## WHAT IS BEING ASKED:
Give the entries back exactly, dropping each image.
• • • • •
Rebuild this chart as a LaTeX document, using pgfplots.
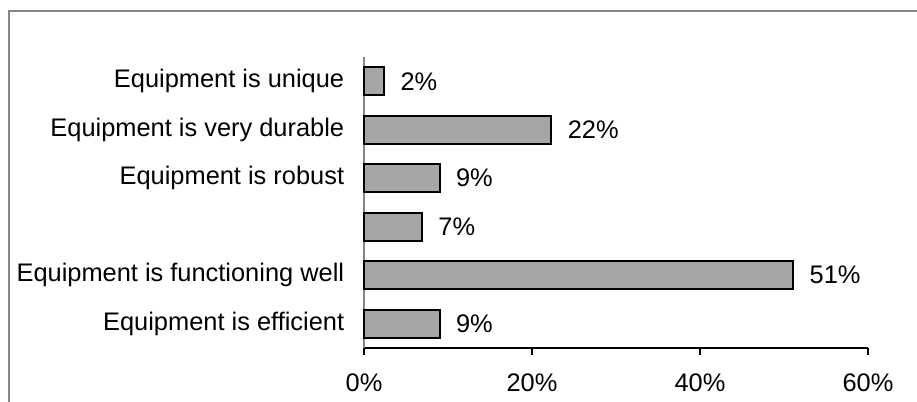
\documentclass[border=0pt]{standalone}
\usepackage{pgfplots}
\pgfplotsset{compat=1.18}
\usepackage{fontspec}
\setmainfont{Liberation Sans}
\definecolor{barfill}{RGB}{166,166,166}
\definecolor{framegray}{RGB}{134,134,134}
\begin{document}
\fontsize{12.7bp}{15bp}\selectfont
\begin{tikzpicture}
\useasboundingbox (-182bp,-27bp) rectangle (276.5bp,174bp);
\draw[framegray, line width=1bp] (-177.5bp,-40bp) -- (-177.5bp,168.5bp) -- (290bp,168.5bp);
\begin{axis}[
  at={(0,0)}, anchor=south west,
  scale only axis,
  width=252bp, height=145.5bp,
  xbar, bar width=14bp,
  xmin=0, xmax=60,
  ymin=0.5, ymax=6.5,
  axis x line*=bottom,
  axis y line*=left,
  x axis line style={black, line width=1.4bp, -},
  y axis line style={framegray, line width=0.8bp, -},
  xtick={0,20,40,60},
  xticklabels={0\%,20\%,40\%,60\%},
  xtick style={black, line width=1bp},
  xtick pos=bottom,
  tick align=outside,
  major tick length=3.5bp,
  xticklabel style={yshift=-5bp},
  ytick={1,2,3,4,5,6},
  yticklabels={Equipment is efficient, Equipment is functioning well, {}, Equipment is robust\ , Equipment is very durable, Equipment is unique},
  ytick style={draw=none},
  yticklabel style={xshift=-2bp},
  /pgf/number format/assume math mode=true,
  point meta=x,
  nodes near coords={\pgfmathprintnumber[fixed,precision=0]{\pgfplotspointmeta}\%},
  nodes near coords style={anchor=west, xshift=3.5bp},
  every node near coord/.append style={font=\fontsize{12.7bp}{15bp}\selectfont},
  tick label style={font=\fontsize{12.7bp}{15bp}\selectfont},
  clip=false,
]
\addplot[fill=barfill, draw=black, line width=1bp] coordinates {
  (9.0,1) (51.1,2) (6.9,3) (9.0,4) (22.3,5) (2.4,6)
};
\end{axis}
\end{tikzpicture}
\end{document}
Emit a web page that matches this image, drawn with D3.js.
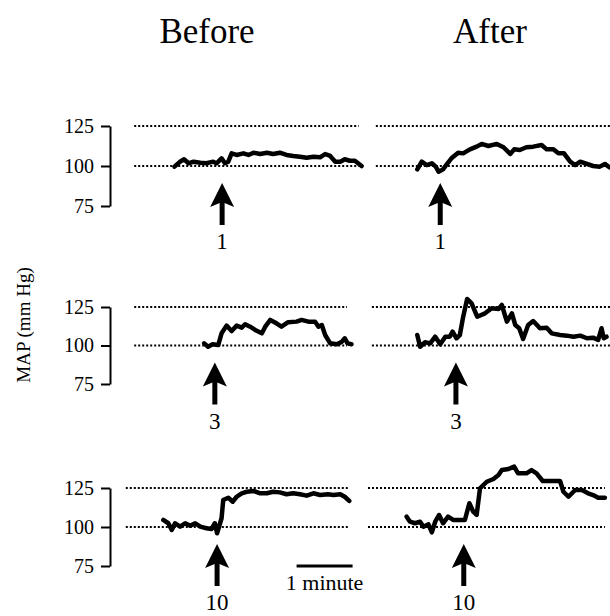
• • • • •
## RESULT OF THIS EXERCISE:
Rebuild this chart as a LaTeX document, using pgfplots.
\documentclass[border=0pt]{standalone}
\usepackage{pgfplots}
\pgfplotsset{compat=1.18}
\usepackage{fontspec}
\setmainfont{Liberation Sans}
\definecolor{barfill}{RGB}{166,166,166}
\definecolor{framegray}{RGB}{134,134,134}
\begin{document}
\fontsize{12.7bp}{15bp}\selectfont
\begin{tikzpicture}
\useasboundingbox (-182bp,-27bp) rectangle (276.5bp,174bp);
\draw[framegray, line width=1bp] (-177.5bp,-40bp) -- (-177.5bp,168.5bp) -- (290bp,168.5bp);
\begin{axis}[
  at={(0,0)}, anchor=south west,
  scale only axis,
  width=252bp, height=145.5bp,
  xbar, bar width=14bp,
  xmin=0, xmax=60,
  ymin=0.5, ymax=6.5,
  axis x line*=bottom,
  axis y line*=left,
  x axis line style={black, line width=1.4bp, -},
  y axis line style={framegray, line width=0.8bp, -},
  xtick={0,20,40,60},
  xticklabels={0\%,20\%,40\%,60\%},
  xtick style={black, line width=1bp},
  xtick pos=bottom,
  tick align=outside,
  major tick length=3.5bp,
  xticklabel style={yshift=-5bp},
  ytick={1,2,3,4,5,6},
  yticklabels={Equipment is efficient, Equipment is functioning well, {}, Equipment is robust\ , Equipment is very durable, Equipment is unique},
  ytick style={draw=none},
  yticklabel style={xshift=-2bp},
  /pgf/number format/assume math mode=true,
  point meta=x,
  nodes near coords={\pgfmathprintnumber[fixed,precision=0]{\pgfplotspointmeta}\%},
  nodes near coords style={anchor=west, xshift=3.5bp},
  every node near coord/.append style={font=\fontsize{12.7bp}{15bp}\selectfont},
  tick label style={font=\fontsize{12.7bp}{15bp}\selectfont},
  clip=false,
]
\addplot[fill=barfill, draw=black, line width=1bp] coordinates {
  (9.0,1) (51.1,2) (6.9,3) (9.0,4) (22.3,5) (2.4,6)
};
\end{axis}
\end{tikzpicture}
\end{document}
Emit a web page that matches this image, drawn with D3.js.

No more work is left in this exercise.